» **Problem to work on**:
Go through the data below. List every line that holds the word "this".

» **Entries shown**:

[Begin]

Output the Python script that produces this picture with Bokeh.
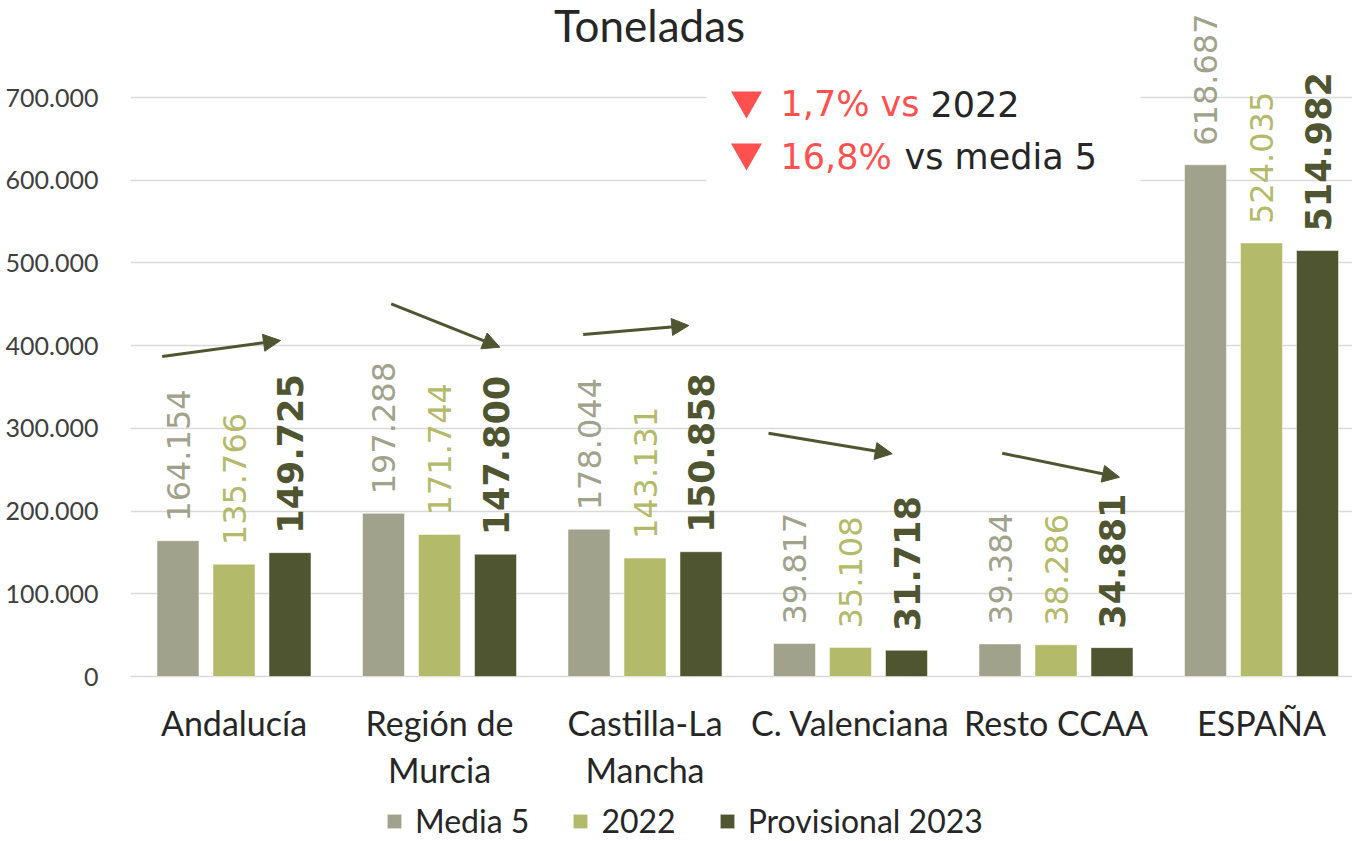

[End]
[Begin]

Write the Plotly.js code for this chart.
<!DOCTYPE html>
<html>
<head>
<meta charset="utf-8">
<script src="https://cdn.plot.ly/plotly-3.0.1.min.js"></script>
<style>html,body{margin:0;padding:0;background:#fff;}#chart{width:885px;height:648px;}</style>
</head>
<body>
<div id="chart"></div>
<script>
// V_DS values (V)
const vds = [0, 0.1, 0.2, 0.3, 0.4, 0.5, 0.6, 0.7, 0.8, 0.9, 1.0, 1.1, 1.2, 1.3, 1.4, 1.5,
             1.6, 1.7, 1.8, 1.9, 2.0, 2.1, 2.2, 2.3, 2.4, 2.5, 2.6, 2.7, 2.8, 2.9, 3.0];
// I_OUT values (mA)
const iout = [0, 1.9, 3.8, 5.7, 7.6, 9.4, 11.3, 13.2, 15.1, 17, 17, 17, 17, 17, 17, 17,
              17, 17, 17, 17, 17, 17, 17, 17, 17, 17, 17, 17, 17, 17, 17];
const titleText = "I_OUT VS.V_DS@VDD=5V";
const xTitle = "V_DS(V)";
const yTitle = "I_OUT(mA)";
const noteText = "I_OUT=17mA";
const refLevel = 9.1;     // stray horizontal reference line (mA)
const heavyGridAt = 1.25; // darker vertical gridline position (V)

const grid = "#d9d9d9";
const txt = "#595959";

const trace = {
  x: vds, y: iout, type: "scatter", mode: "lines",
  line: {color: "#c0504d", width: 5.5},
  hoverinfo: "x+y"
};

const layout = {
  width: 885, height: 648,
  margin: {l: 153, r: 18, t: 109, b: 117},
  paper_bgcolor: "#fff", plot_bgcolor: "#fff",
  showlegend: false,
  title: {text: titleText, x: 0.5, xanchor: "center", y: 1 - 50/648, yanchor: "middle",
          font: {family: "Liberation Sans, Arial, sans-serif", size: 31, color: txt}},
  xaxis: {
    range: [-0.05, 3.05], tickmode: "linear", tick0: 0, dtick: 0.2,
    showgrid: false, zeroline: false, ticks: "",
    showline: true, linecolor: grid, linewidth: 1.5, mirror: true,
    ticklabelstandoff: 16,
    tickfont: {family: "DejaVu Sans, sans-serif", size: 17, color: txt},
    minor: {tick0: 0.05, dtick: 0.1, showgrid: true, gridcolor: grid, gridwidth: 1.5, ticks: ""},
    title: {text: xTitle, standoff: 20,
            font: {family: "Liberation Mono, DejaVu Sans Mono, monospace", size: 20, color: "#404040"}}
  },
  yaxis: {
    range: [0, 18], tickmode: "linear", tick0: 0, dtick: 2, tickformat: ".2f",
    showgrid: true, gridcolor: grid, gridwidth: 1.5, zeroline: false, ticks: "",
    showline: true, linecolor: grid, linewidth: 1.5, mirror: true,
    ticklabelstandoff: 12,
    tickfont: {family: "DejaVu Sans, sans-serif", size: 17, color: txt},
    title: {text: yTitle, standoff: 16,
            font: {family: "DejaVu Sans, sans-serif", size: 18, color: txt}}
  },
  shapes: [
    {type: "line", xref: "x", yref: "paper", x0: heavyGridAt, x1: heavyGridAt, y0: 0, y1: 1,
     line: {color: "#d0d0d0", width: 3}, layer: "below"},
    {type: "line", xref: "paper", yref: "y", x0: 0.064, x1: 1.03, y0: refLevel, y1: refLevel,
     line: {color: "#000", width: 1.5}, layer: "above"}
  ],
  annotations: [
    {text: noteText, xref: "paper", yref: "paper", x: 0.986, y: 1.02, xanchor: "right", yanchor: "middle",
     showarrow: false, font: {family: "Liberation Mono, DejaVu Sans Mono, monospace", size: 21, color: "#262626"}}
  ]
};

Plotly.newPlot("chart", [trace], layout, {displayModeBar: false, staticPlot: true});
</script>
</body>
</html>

[End]

» **Correct result**:
Output the Python script that produces this picture with Bokeh.
Write the Plotly.js code for this chart.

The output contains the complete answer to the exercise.